Statistics show India’s startup economy and entrepreneurial spirit growing
Statistics are showing that a pervasive spirit of entrepreneurship and mobility in India continues to drive growth in the third largest startup economy in the world after the US and the UK.
The Q1 2017 release of the Randstadt WorkMonitor report revealed a positive view on entrepreneurship: 86% of Indian countries consider India a good place to start a business of their own, a substantial 30% more than the global average.
In line with the above, Indians were the most willing to quit their jobs and start their own business. In fact, 28% of respondents in the country were considering doing so at the time of the survey.

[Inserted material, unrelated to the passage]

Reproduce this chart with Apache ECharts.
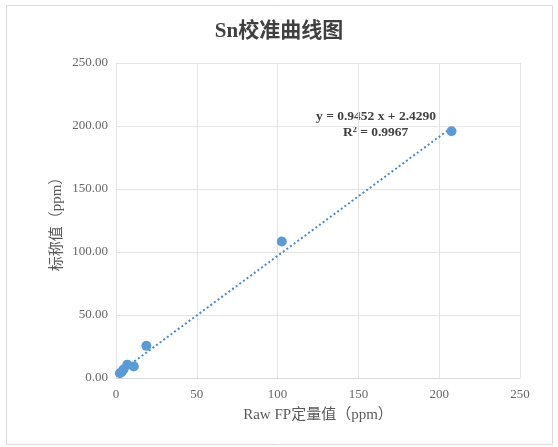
<!DOCTYPE html>
<html>
<head>
<meta charset="utf-8">
<style>
  html, body { margin: 0; padding: 0; background: #fff; }
  #main { width: 558px; height: 447px; }
</style>
<script src="https://cdn.jsdelivr.net/npm/echarts@6/dist/echarts.min.js"></script>
</head>
<body>
<div id="main"></div>
<script>
// raw FP value vs nominal value (ppm)
var rawFP = [2.4, 3.5, 4.6, 7.0, 11.0, 18.8, 102.6, 207.6];
var nominal = [3.8, 4.8, 6.8, 10.6, 9.2, 25.5, 108.3, 195.8];
var slope = 0.9452;
var intercept = 2.4290;
var r2 = 0.9967;
var xTicks = [0, 50, 100, 150, 200, 250];
var yTicks = [0, 50, 100, 150, 200, 250];

var points = rawFP.map(function (x, i) { return [x, nominal[i]]; });
var xMin = Math.min.apply(null, rawFP), xMax = Math.max.apply(null, rawFP);
var trend = [[xMin, slope * xMin + intercept], [xMax, slope * xMax + intercept]];

var serif = '"Liberation Serif", "Times New Roman", "Noto Sans CJK SC", serif';
var myChart = echarts.init(document.getElementById('main'));
option = {
    backgroundColor: '#fff',
    animation: false,
    title: {
        text: 'Sn校准曲线图',
        left: 'center',
        top: 16,
        textStyle: { fontFamily: serif, fontSize: 21, fontWeight: 'bold', color: '#404040' }
    },
    grid: { left: 116, right: 38, top: 63, bottom: 69, containLabel: false },
    xAxis: {
        type: 'value',
        min: xTicks[0], max: xTicks[xTicks.length - 1], interval: 50,
        name: 'Raw FP定量值（ppm）',
        nameLocation: 'middle',
        nameGap: 30,
        nameTextStyle: { fontFamily: serif, fontSize: 15, color: '#595959' },
        axisLine: { show: true, lineStyle: { color: '#d9d9d9' } },
        axisTick: { show: false },
        axisLabel: { fontFamily: serif, fontSize: 13, color: '#666', margin: 10 },
        splitLine: { show: true, lineStyle: { color: '#e3e3e3' } }
    },
    yAxis: {
        type: 'value',
        min: yTicks[0], max: yTicks[yTicks.length - 1], interval: 50,
        name: '标称值（ppm）',
        nameLocation: 'middle',
        nameGap: 51,
        nameMoveOverlap: false,
        nameTextStyle: { fontFamily: serif, fontSize: 15, color: '#595959' },
        axisLine: { show: true, lineStyle: { color: '#e3e3e3' } },
        axisTick: { show: false },
        axisLabel: {
            fontFamily: serif, fontSize: 13, color: '#666', margin: 8,
            formatter: function (v) { return v.toFixed(2); }
        },
        splitLine: { show: true, lineStyle: { color: '#e3e3e3' } }
    },
    graphic: [
        {
            type: 'rect',
            shape: { x: 6.5, y: 5.5, width: 546, height: 439 },
            style: { fill: 'none', stroke: '#d9d9d9', lineWidth: 1 },
            silent: true
        },
        {
            type: 'text',
            left: 316, top: 110,
            style: {
                text: 'y = ' + slope.toFixed(4) + ' x + ' + intercept.toFixed(4),
                font: 'bold 13.5px ' + serif, fill: '#404040'
            }
        },
        {
            type: 'text',
            left: 343, top: 126,
            style: {
                text: 'R² = ' + r2.toFixed(4),
                font: 'bold 13.5px ' + serif, fill: '#404040'
            }
        }
    ],
    series: [
        {
            name: 'trend',
            type: 'line',
            data: trend,
            symbol: 'none',
            lineStyle: { color: '#4a8ac4', width: 2, type: [2, 2.5] },
            z: 1
        },
        {
            name: 'Sn',
            type: 'scatter',
            data: points,
            symbolSize: 10,
            itemStyle: { color: '#5b9bd5', opacity: 1 },
            z: 2
        }
    ]
};
myChart.setOption(option);
</script>
</body>
</html>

Nasscom tech startups in India are experiencing at least 10% yearly growth. In 2016, over 1400 new startups in the field popped up and 650 earned a slice of the $4 million funding pie. Most companies are clustered around the Bangalore, NCR and Mumbai areas.
These are great incentives for job mobility in India, which is not only on the rise but is the highest among surveyed countries. A large portion of workers, 41%, said they were looking for a new job to some degree. Such an outlook on mobility is aligned with a 72% willingness to move and emigrate for work reasons.
This is in a stark contrast with the high degree of job satisfaction among Indian workers, 82% of them expressing a high level of satisfaction with their current employer. Reasons for this incongruity might be due to ongoing cultural changes in business culture, the growing pains of developing economies as new opportunities and ambitions become a reality, furthering competition for qualified labor among startups.
The fast growth of the entrepreneurial ecosystem of India is a silver cloud with a dark lining: up to 90% of startups in the subcontinent eventually fail, mostly due to a lack of innovation according to a report by Oxford Economics. Indian workers are quite aware of this situation: the Randstadt report discovered that, while in love with the idea of becoming entrepreneurs, 76% of Indian workers said the risk of failure is too big – a figure 22% higher than the global average.
India’s startup ecosystem has itself a striking resemblance to a startup. Driven largely by government initiatives aiming to achieve fast growth fostering novel concepts, its entrepreneurial scene has reached a point where it is poised to mature its offering of products and services. Failing to do so would imply a slowdown in growth, compromising the country’s attractiveness for capital investment and leaving only the strongest would survive – for good or worse.